===== Data block =====

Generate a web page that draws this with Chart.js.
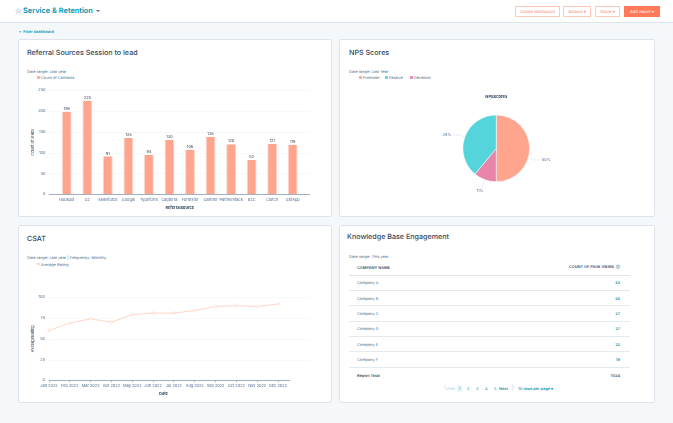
<!DOCTYPE html>
<html>
<head>
<meta charset="utf-8">
<script src="https://cdn.jsdelivr.net/npm/chart.js@4/dist/chart.umd.min.js"></script>
<style>
  html, body { margin: 0; padding: 0; }
  body { width: 673px; height: 423px; position: relative; overflow: hidden; background: #f5f8fa; font-family: Inter, sans-serif; color: #33475b; text-rendering: geometricPrecision; }
  .abs { position: absolute; white-space: nowrap; }
  #top { left: 0; top: 0; width: 673px; height: 22px; background: #fff; border-bottom: 1px solid #dfe3eb; }
  .btn { position: absolute; top: 6px; height: 9px; line-height: 9px; border: 1px solid #ffc9b8; color: #ff7a59; font-size: 4.1px; text-align: center; background: #fff; }
  .card { position: absolute; background: #fff; border: 1px solid #dfe3eb; border-radius: 2px; box-sizing: border-box; }
  .title { position: absolute; font-size: 7.15px; line-height: 10px; font-weight: 500; color: #33475b; white-space: nowrap; }
  .sub { position: absolute; font-size: 3.9px; line-height: 5px; color: #516f90; white-space: nowrap; }
  .leg { position: absolute; font-size: 3.9px; line-height: 5px; color: #516f90; white-space: nowrap; }
  .leg i { display: inline-block; width: 2.6px; height: 2.6px; border-radius: 50%; margin-right: 1.2px; vertical-align: 0.2px; }
  canvas { position: absolute; }
  #kb { position: absolute; left: 349px; top: 260px; width: 281px; border-collapse: collapse; font-size: 3.9px; color: #516f90; table-layout: fixed; }
  #kb th, #kb td { height: 15.4px; padding: 0 10px 0 8px; border-bottom: 0.8px solid #e5eaf0; text-align: left; box-sizing: border-box; }
  #kb th { color: #33475b; font-weight: 600; height: 15px; border-bottom: 1px solid #dfe3eb; }
  #kb .num { text-align: right; color: #0091ae; font-weight: 600; }
  #kb th.num { color: #33475b; }
  #kb tr:last-child td { border-bottom: none; color: #33475b; font-weight: 600; }
  .pg { position: absolute; top: 386px; font-size: 3.9px; line-height: 5px; color: #0091ae; white-space: nowrap; }
</style>
</head>
<body>
<div class="abs" id="top"></div>
<div class="abs" style="left:14px;top:6px;font-size:8px;line-height:10px;color:#c5d2e0;">☆</div>
<div class="abs" style="left:23px;top:6px;font-size:7.4px;line-height:10px;font-weight:600;color:#0091ae;">Service &amp; Retention</div>
<div class="abs" style="left:95.5px;top:10px;width:0;height:0;border:2px solid transparent;border-top:2.4px solid #516f90;"></div>
<div class="btn" style="left:515px;width:43px;">Create dashboard</div>
<div class="btn" style="left:563px;width:26px;">Actions ▾</div>
<div class="btn" style="left:595px;width:23px;">Share ▾</div>
<div class="btn" style="left:624px;width:34px;background:#ff7a59;border-color:#ff7a59;color:#fff;">Add report ▾</div>
<div class="abs" style="left:19px;top:29px;font-size:3.9px;line-height:5px;font-weight:600;color:#0091ae;">≡&nbsp; Filter dashboard</div>

<div class="card" style="left:18px;top:39px;width:314px;height:178px;"></div>
<div class="card" style="left:339px;top:39px;width:316px;height:178px;"></div>
<div class="card" style="left:18px;top:225px;width:314px;height:178px;"></div>
<div class="card" style="left:339px;top:225px;width:316px;height:178px;"></div>

<div class="title" style="left:27px;top:48px;">Referral Sources Session to lead</div>
<div class="sub" style="left:27px;top:68.5px;">Date range: Last year</div>
<div class="leg" style="left:37px;top:75px;"><i style="background:#ffa58d"></i>Count of Contacts</div>
<canvas id="barChart" style="left:20px;top:80px;"></canvas>

<div class="title" style="left:349px;top:48px;">NPS Scores</div>
<div class="sub" style="left:349px;top:68.5px;">Date range: Last Year</div>
<div class="leg" style="left:359px;top:75px;"><i style="background:#ffa58d"></i>Promoter</div>
<div class="leg" style="left:385px;top:75px;"><i style="background:#55d5db"></i>Passive</div>
<div class="leg" style="left:410px;top:75px;"><i style="background:#e884a9"></i>Detractor</div>
<canvas id="npsChart" style="left:340px;top:85px;"></canvas>

<div class="title" style="left:27px;top:234px;">CSAT</div>
<div class="sub" style="left:27px;top:254.5px;">Date range: Last year | Frequency: Monthly</div>
<div class="leg" style="left:37px;top:261.5px;"><i style="background:#fff;border:0.5px solid #ffc9b8;box-sizing:border-box"></i>Average Rating</div>
<canvas id="csatChart" style="left:20px;top:285px;"></canvas>

<div class="title" style="left:347px;top:232px;">Knowledge Base Engagement</div>
<div class="sub" style="left:349px;top:253.5px;">Date range: This year</div>
<table id="kb"></table>
<div class="pg" style="left:440px;color:#99acc2;font-size:7px;top:384.5px;">〈</div>
<div class="pg" style="left:447px;color:#b0c1d4;">Prev</div>
<div class="pg" style="left:457px;top:385px;background:#e5f5f8;padding:1px 1.8px;">1</div>
<div class="pg" style="left:467px;">2</div>
<div class="pg" style="left:476px;">3</div>
<div class="pg" style="left:485px;">4</div>
<div class="pg" style="left:494px;">5</div>
<div class="pg" style="left:499px;font-weight:600;">Next</div>
<div class="pg" style="left:511px;font-size:7px;top:384.5px;">〉</div>
<div class="pg" style="left:518px;font-weight:600;">10 rows per page ▾</div>

<script>
// ----------- DATA -----------
const sourceNames = ["Hubspot", "G2", "Salesforce", "Google", "Typeform", "Capterra", "Forrester", "Gartner", "Partnerstack", "B2C", "Clutch", "GetApp"];
const leadCounts = [198, 225, 91, 135, 94, 130, 106, 138, 120, 82, 121, 119];
const leadTicks = [0, 50, 100, 150, 200, 250];

const npsNames = ["Promoter", "Detractor", "Passive"];
const npsShares = [50, 11, 39];

const months = ["Jan 2022", "Feb 2022", "Mar 2022", "Apr 2022", "May 2022", "Jun 2022", "Jul 2022", "Aug 2022", "Sep 2022", "Oct 2022", "Nov 2022", "Dec 2022"];
const ratings = [60, 69, 74, 70, 79, 81, 81, 84, 89, 90, 89, 92];
const ratingTicks = [0, 25, 50, 75, 100];

const companies = ["Company A", "Company B", "Company C", "Company D", "Company E", "Company F"];
const pageViews = [33, 26, 27, 27, 22, 19];
const reportTotal = 1024;

const font = "Inter, sans-serif";
const tickColor = "#516f90";
const titleColor = "#33475b";
const orange = "#ffa58d";

// ----------- KNOWLEDGE BASE TABLE -----------
let rows = '<tr><th>COMPANY NAME</th><th class="num">COUNT OF PAGE VIEWS &nbsp;ⓘ</th></tr>';
companies.forEach((c, i) => {
  rows += "<tr><td>" + c + '</td><td class="num">' + pageViews[i] + "</td></tr>";
});
rows += '<tr><td>Report Total</td><td style="text-align:right">' + reportTotal + "</td></tr>";
document.getElementById("kb").innerHTML = rows;

function sizeCanvas(id, w, h) {
  const c = document.getElementById(id);
  c.width = w;
  c.height = h;
  c.style.width = w + "px";
  c.style.height = h + "px";
  const ctx = c.getContext("2d");
  ctx.textRendering = "geometricPrecision";
  return ctx;
}

// grid lines and axis line run past the plot area in the reference
function longGrid(leftExtra, rightGrid, rightAxis) {
  return {
    id: "longGrid",
    beforeDatasetsDraw(chart) {
      const ctx = chart.ctx, area = chart.chartArea, y = chart.scales.y;
      ctx.save();
      y.ticks.forEach(t => {
        const py = Math.round(y.getPixelForValue(t.value)) + 0.5;
        ctx.beginPath();
        if (t.value === 0) {
          ctx.strokeStyle = "#8a9bb0";
          ctx.lineWidth = 0.8;
          ctx.moveTo(area.left - leftExtra, py);
          ctx.lineTo(area.right + rightAxis, py);
        } else {
          ctx.strokeStyle = "#f1f3f6";
          ctx.lineWidth = 0.6;
          ctx.moveTo(area.left - leftExtra, py);
          ctx.lineTo(area.right + rightGrid, py);
        }
        ctx.stroke();
      });
      ctx.restore();
    }
  };
}

const barValueLabels = {
  id: "barValueLabels",
  afterDatasetsDraw(chart) {
    const ctx = chart.ctx;
    ctx.save();
    ctx.font = "3.9px " + font;
    ctx.fillStyle = titleColor;
    ctx.textAlign = "center";
    ctx.textBaseline = "bottom";
    chart.getDatasetMeta(0).data.forEach((bar, i) => {
      ctx.fillText(leadCounts[i], bar.x, bar.y - 1);
    });
    ctx.restore();
  }
};

// outer labels with leader lines; the first one sits lower than its slice middle
const pieLabels = {
  id: "pieLabels",
  afterDatasetsDraw(chart) {
    const ctx = chart.ctx;
    ctx.save();
    ctx.font = "3.9px " + font;
    ctx.fillStyle = tickColor;
    ctx.strokeStyle = "#dfe3eb";
    ctx.lineWidth = 0.6;
    ctx.textBaseline = "middle";
    chart.getDatasetMeta(0).data.forEach((arc, i) => {
      const nudge = i === 0 ? 0.3 : 0;
      const a = (arc.startAngle + arc.endAngle) / 2 + nudge;
      const r = arc.outerRadius;
      const x1 = arc.x + Math.cos(a) * r, y1 = arc.y + Math.sin(a) * r;
      ctx.beginPath();
      ctx.moveTo(x1, y1);
      if (Math.abs(Math.sin(a)) > 0.85) {
        // bottom label: straight leader, text centred under it
        const x2 = arc.x + Math.cos(a) * (r + 9), y2 = arc.y + Math.sin(a) * (r + 9);
        ctx.lineTo(x2, y2);
        ctx.stroke();
        ctx.textAlign = "center";
        ctx.fillText(npsShares[i] + "%", x2 - 2, y2 + 3);
      } else {
        const right = Math.cos(a) > 0;
        const x2 = arc.x + Math.cos(a) * (r + 6), y2 = arc.y + Math.sin(a) * (r + 6);
        const x3 = x2 + (right ? 7 : -7);
        ctx.lineTo(x2, y2);
        ctx.lineTo(x3, y2);
        ctx.stroke();
        ctx.textAlign = right ? "left" : "right";
        ctx.fillText(npsShares[i] + "%", x3 + (right ? 1 : -1), y2);
      }
    });
    ctx.restore();
  }
};

// keep plot area exactly where the layout padding puts it
function noAutoPadding(s) {
  s.paddingTop = 0;
  s.paddingBottom = 0;
  s.paddingLeft = 0;
  s.paddingRight = 0;
}

// ----------- REFERRAL BAR CHART -----------
new Chart(sizeCanvas("barChart", 310, 130), {
  type: "bar",
  data: {
    labels: sourceNames,
    datasets: [{
      label: "Count of Contacts",
      data: leadCounts,
      backgroundColor: orange,
      borderColor: "#ffd5c9",
      borderWidth: { left: 1, right: 1 },
      categoryPercentage: 1,
      barPercentage: 0.48
    }]
  },
  options: {
    responsive: false,
    animation: false,
    layout: { padding: { left: 10, right: 27, top: 10, bottom: 0 } },
    plugins: { legend: { display: false }, tooltip: { enabled: false } },
    scales: {
      y: {
        min: 0, max: 250,
        afterBuildTicks: s => { s.ticks = leadTicks.map(v => ({ value: v })); },
        afterFit: s => { s.width = 26.5; noAutoPadding(s); },
        grid: { display: false, drawTicks: false },
        border: { display: false },
        ticks: { padding: 11, color: tickColor, font: { size: 3.9, family: font } },
        title: { display: true, text: "Count of leads", color: titleColor, padding: 0, font: { size: 3.9, family: font } }
      },
      x: {
        afterFit: s => { s.height = 15.7; noAutoPadding(s); },
        grid: { display: false, drawTicks: false },
        border: { display: false },
        ticks: { padding: 3, maxRotation: 0, autoSkip: false, color: tickColor, font: { size: 3.9, family: font } },
        title: { display: true, text: "ReferralSource", color: titleColor, padding: { top: 1, bottom: 0 }, font: { size: 3.9, weight: "bold", family: font } }
      }
    }
  },
  plugins: [longGrid(7.5, 7, 7), barValueLabels]
});

// ----------- NPS PIE CHART -----------
new Chart(sizeCanvas("npsChart", 313, 130), {
  type: "pie",
  data: {
    labels: npsNames,
    datasets: [{
      data: npsShares,
      backgroundColor: [orange, "#e884a9", "#55d5db"],
      borderColor: "#fff",
      borderWidth: 0.5
    }]
  },
  options: {
    responsive: false,
    animation: false,
    layout: { padding: { left: 122.5, right: 123, top: 0, bottom: 33 } },
    plugins: {
      legend: { display: false },
      tooltip: { enabled: false },
      title: { display: true, text: "NPSScores", color: titleColor, padding: { top: 9.5, bottom: 15.5 }, font: { size: 4, weight: "bold", family: font } }
    }
  },
  plugins: [pieLabels]
});

// ----------- CSAT LINE CHART -----------
new Chart(sizeCanvas("csatChart", 310, 111), {
  type: "line",
  data: {
    labels: months,
    datasets: [{
      label: "Average Rating",
      data: ratings,
      borderColor: "#ffd5c9",
      borderWidth: 1,
      backgroundColor: "#fff",
      pointBorderColor: "#ffc9b8",
      pointBorderWidth: 0.6,
      pointRadius: 1.3,
      tension: 0
    }]
  },
  options: {
    responsive: false,
    animation: false,
    layout: { padding: { left: 10, right: 52, top: 12.3, bottom: 0 } },
    plugins: { legend: { display: false }, tooltip: { enabled: false } },
    scales: {
      y: {
        min: 0, max: 100,
        afterBuildTicks: s => { s.ticks = ratingTicks.map(v => ({ value: v })); },
        afterFit: s => { s.width = 19; noAutoPadding(s); },
        grid: { display: false, drawTicks: false },
        border: { display: false },
        ticks: { padding: 4, color: tickColor, font: { size: 3.9, family: font } },
        title: { display: true, text: "AverageRating", color: titleColor, padding: 0, font: { size: 3.9, family: font } }
      },
      x: {
        offset: false,
        afterFit: s => { s.height = 15.7; noAutoPadding(s); },
        grid: { drawOnChartArea: false, tickLength: 2, color: "#8a9bb0", lineWidth: 0.6 },
        border: { display: false },
        ticks: { padding: 1, maxRotation: 0, autoSkip: false, color: tickColor, font: { size: 3.9, family: font } },
        title: { display: true, text: "Date", color: titleColor, padding: { top: 1, bottom: 0 }, font: { size: 3.9, weight: "bold", family: font } }
      }
    }
  },
  plugins: [longGrid(0, 32, 12)]
});
</script>
</body>
</html>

=====

*Stated problem*
Work out how many lines of the data above contain the string "with" and give the number alone.

*Worked solution*
2